Villa host Manchester City tomorrow aiming to respond from Tuesday's loss when Villas-Boas said they were "aggressive, used long balls and were direct" – something which has angered Lambert.

"That's detrimental to say that. I don't agree with that," he said.

"I don't get that, if you go and look at the stats of how many long balls Chelsea played against us I'm pretty sure we weren't ahead of them. We don't have the players to play long balls, we might just play a long pass but we don't just kick it forward and hope for the best.

"We don't have lads to go and play long, even when Christian (Benteke) plays we don't play long. You can't tell me we're a big side, we're not a big side at all. I don't think that's right.

"We go and try and pass it and play football the right way we try to train the way we play. We work hard to get it back and do the right things and certainly don't kick the ball long.

"You can ask anyone here we don't play long ball football. Gabby Agbonlahor and Andi Weimann for instance, Fabian Delph and Karim El Ahmadi, they are footballers."

Villa are hunting their first Premier League home win of the season after last week's 1-0 win at Norwich ended three straight defeats.

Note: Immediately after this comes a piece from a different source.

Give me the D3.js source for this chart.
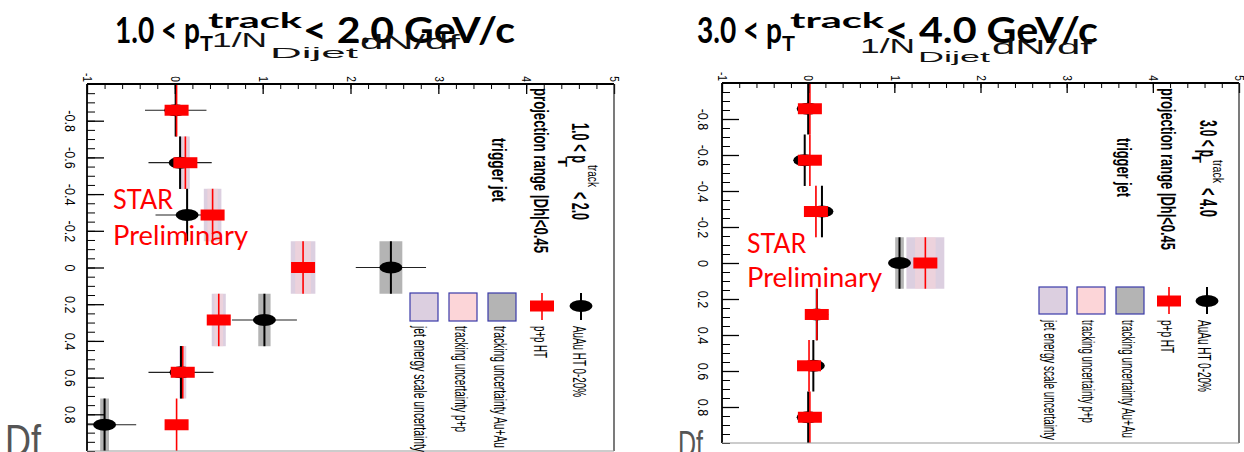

They have lost nine of their last 13 home games and won just five league outings at Villa Park since Lambert took charge last summer.

And the boss knows Villa need to end their home hoodoo to avoid another drop battle.

He added: "We have got to improve that. I don't know how that is because we don't set our stall out any differently.

"We're doing it the harder way, by winning away, it's strange but it's something we have to put right."